▸ **PROBLEM DESCRIPTION**: Produce a word-for-word copy of the listing below without its pictures.

*** MATERIAL FOR THIS EXERCISE

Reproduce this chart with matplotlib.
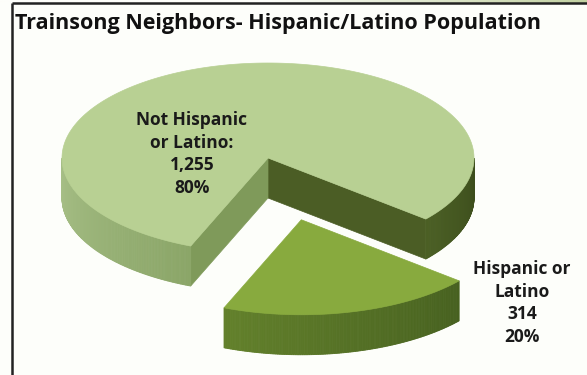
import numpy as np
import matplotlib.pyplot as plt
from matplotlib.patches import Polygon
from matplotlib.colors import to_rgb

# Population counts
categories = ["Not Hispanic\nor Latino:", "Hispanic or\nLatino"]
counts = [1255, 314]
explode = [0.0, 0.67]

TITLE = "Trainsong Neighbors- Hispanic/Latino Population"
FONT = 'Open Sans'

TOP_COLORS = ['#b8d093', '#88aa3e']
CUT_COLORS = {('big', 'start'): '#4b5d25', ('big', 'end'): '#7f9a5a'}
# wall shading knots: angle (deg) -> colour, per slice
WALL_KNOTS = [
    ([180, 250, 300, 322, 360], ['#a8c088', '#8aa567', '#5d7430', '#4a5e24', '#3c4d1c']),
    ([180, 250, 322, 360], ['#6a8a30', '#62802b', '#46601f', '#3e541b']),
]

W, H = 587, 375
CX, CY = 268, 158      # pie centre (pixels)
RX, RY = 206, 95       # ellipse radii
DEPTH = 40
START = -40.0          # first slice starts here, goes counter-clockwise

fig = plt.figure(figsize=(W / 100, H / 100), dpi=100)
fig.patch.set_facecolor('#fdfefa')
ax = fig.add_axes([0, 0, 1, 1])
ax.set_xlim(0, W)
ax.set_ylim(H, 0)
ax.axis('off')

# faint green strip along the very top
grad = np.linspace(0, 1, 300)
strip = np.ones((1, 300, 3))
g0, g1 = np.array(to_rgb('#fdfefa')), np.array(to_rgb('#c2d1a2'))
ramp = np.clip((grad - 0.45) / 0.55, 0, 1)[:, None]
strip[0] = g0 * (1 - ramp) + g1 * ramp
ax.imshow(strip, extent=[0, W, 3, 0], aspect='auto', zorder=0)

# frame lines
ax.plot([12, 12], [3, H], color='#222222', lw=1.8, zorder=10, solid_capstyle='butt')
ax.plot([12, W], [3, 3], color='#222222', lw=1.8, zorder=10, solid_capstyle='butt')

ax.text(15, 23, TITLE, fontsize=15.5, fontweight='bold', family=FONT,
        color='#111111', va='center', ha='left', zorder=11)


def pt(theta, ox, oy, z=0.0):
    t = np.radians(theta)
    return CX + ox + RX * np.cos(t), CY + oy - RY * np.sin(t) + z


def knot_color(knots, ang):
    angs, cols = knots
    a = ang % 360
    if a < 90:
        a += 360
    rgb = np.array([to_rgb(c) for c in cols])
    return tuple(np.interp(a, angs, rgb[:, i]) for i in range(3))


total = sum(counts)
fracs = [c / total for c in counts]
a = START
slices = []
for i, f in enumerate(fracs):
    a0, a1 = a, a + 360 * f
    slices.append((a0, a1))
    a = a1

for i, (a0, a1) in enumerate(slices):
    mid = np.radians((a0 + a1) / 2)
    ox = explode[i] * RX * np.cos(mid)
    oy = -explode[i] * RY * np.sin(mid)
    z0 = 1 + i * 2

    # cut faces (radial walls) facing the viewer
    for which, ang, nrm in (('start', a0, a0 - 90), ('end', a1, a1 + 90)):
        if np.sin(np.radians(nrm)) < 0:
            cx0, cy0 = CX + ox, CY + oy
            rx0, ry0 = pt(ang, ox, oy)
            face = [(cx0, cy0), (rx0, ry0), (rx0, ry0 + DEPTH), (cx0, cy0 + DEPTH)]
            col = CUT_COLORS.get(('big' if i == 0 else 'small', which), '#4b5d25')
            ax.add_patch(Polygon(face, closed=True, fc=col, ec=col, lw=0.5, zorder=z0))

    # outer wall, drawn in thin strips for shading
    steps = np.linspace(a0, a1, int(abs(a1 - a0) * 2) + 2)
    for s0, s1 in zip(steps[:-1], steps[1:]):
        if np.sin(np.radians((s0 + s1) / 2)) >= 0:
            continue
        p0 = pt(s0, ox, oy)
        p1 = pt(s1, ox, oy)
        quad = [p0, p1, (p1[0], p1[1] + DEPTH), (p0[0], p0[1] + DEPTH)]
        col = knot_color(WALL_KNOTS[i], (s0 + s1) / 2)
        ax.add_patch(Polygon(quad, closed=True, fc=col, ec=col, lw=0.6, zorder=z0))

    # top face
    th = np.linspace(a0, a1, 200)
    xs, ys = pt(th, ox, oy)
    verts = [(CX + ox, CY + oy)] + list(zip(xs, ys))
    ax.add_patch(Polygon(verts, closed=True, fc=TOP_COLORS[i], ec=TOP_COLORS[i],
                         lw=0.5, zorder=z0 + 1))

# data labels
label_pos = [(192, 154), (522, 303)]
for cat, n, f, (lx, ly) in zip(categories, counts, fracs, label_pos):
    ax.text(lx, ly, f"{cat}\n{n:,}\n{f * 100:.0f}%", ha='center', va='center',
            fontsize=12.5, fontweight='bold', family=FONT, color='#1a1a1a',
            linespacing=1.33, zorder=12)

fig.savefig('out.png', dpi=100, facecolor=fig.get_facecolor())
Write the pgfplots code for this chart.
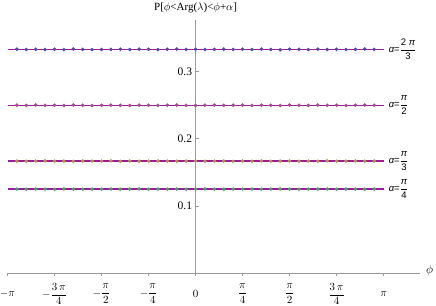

******

▸ **SOLUTION TO THIS TASK**:
Reproduce this chart with matplotlib.
import numpy as np
import matplotlib.pyplot as plt
from matplotlib.patches import Polygon
from matplotlib.colors import to_rgb

# Population counts
categories = ["Not Hispanic\nor Latino:", "Hispanic or\nLatino"]
counts = [1255, 314]
explode = [0.0, 0.67]

TITLE = "Trainsong Neighbors- Hispanic/Latino Population"
FONT = 'Open Sans'

TOP_COLORS = ['#b8d093', '#88aa3e']
CUT_COLORS = {('big', 'start'): '#4b5d25', ('big', 'end'): '#7f9a5a'}
# wall shading knots: angle (deg) -> colour, per slice
WALL_KNOTS = [
    ([180, 250, 300, 322, 360], ['#a8c088', '#8aa567', '#5d7430', '#4a5e24', '#3c4d1c']),
    ([180, 250, 322, 360], ['#6a8a30', '#62802b', '#46601f', '#3e541b']),
]

W, H = 587, 375
CX, CY = 268, 158      # pie centre (pixels)
RX, RY = 206, 95       # ellipse radii
DEPTH = 40
START = -40.0          # first slice starts here, goes counter-clockwise

fig = plt.figure(figsize=(W / 100, H / 100), dpi=100)
fig.patch.set_facecolor('#fdfefa')
ax = fig.add_axes([0, 0, 1, 1])
ax.set_xlim(0, W)
ax.set_ylim(H, 0)
ax.axis('off')

# faint green strip along the very top
grad = np.linspace(0, 1, 300)
strip = np.ones((1, 300, 3))
g0, g1 = np.array(to_rgb('#fdfefa')), np.array(to_rgb('#c2d1a2'))
ramp = np.clip((grad - 0.45) / 0.55, 0, 1)[:, None]
strip[0] = g0 * (1 - ramp) + g1 * ramp
ax.imshow(strip, extent=[0, W, 3, 0], aspect='auto', zorder=0)

# frame lines
ax.plot([12, 12], [3, H], color='#222222', lw=1.8, zorder=10, solid_capstyle='butt')
ax.plot([12, W], [3, 3], color='#222222', lw=1.8, zorder=10, solid_capstyle='butt')

ax.text(15, 23, TITLE, fontsize=15.5, fontweight='bold', family=FONT,
        color='#111111', va='center', ha='left', zorder=11)


def pt(theta, ox, oy, z=0.0):
    t = np.radians(theta)
    return CX + ox + RX * np.cos(t), CY + oy - RY * np.sin(t) + z


def knot_color(knots, ang):
    angs, cols = knots
    a = ang % 360
    if a < 90:
        a += 360
    rgb = np.array([to_rgb(c) for c in cols])
    return tuple(np.interp(a, angs, rgb[:, i]) for i in range(3))


total = sum(counts)
fracs = [c / total for c in counts]
a = START
slices = []
for i, f in enumerate(fracs):
    a0, a1 = a, a + 360 * f
    slices.append((a0, a1))
    a = a1

for i, (a0, a1) in enumerate(slices):
    mid = np.radians((a0 + a1) / 2)
    ox = explode[i] * RX * np.cos(mid)
    oy = -explode[i] * RY * np.sin(mid)
    z0 = 1 + i * 2

    # cut faces (radial walls) facing the viewer
    for which, ang, nrm in (('start', a0, a0 - 90), ('end', a1, a1 + 90)):
        if np.sin(np.radians(nrm)) < 0:
            cx0, cy0 = CX + ox, CY + oy
            rx0, ry0 = pt(ang, ox, oy)
            face = [(cx0, cy0), (rx0, ry0), (rx0, ry0 + DEPTH), (cx0, cy0 + DEPTH)]
            col = CUT_COLORS.get(('big' if i == 0 else 'small', which), '#4b5d25')
            ax.add_patch(Polygon(face, closed=True, fc=col, ec=col, lw=0.5, zorder=z0))

    # outer wall, drawn in thin strips for shading
    steps = np.linspace(a0, a1, int(abs(a1 - a0) * 2) + 2)
    for s0, s1 in zip(steps[:-1], steps[1:]):
        if np.sin(np.radians((s0 + s1) / 2)) >= 0:
            continue
        p0 = pt(s0, ox, oy)
        p1 = pt(s1, ox, oy)
        quad = [p0, p1, (p1[0], p1[1] + DEPTH), (p0[0], p0[1] + DEPTH)]
        col = knot_color(WALL_KNOTS[i], (s0 + s1) / 2)
        ax.add_patch(Polygon(quad, closed=True, fc=col, ec=col, lw=0.6, zorder=z0))

    # top face
    th = np.linspace(a0, a1, 200)
    xs, ys = pt(th, ox, oy)
    verts = [(CX + ox, CY + oy)] + list(zip(xs, ys))
    ax.add_patch(Polygon(verts, closed=True, fc=TOP_COLORS[i], ec=TOP_COLORS[i],
                         lw=0.5, zorder=z0 + 1))

# data labels
label_pos = [(192, 154), (522, 303)]
for cat, n, f, (lx, ly) in zip(categories, counts, fracs, label_pos):
    ax.text(lx, ly, f"{cat}\n{n:,}\n{f * 100:.0f}%", ha='center', va='center',
            fontsize=12.5, fontweight='bold', family=FONT, color='#1a1a1a',
            linespacing=1.33, zorder=12)

fig.savefig('out.png', dpi=100, facecolor=fig.get_facecolor())
Write the pgfplots code for this chart.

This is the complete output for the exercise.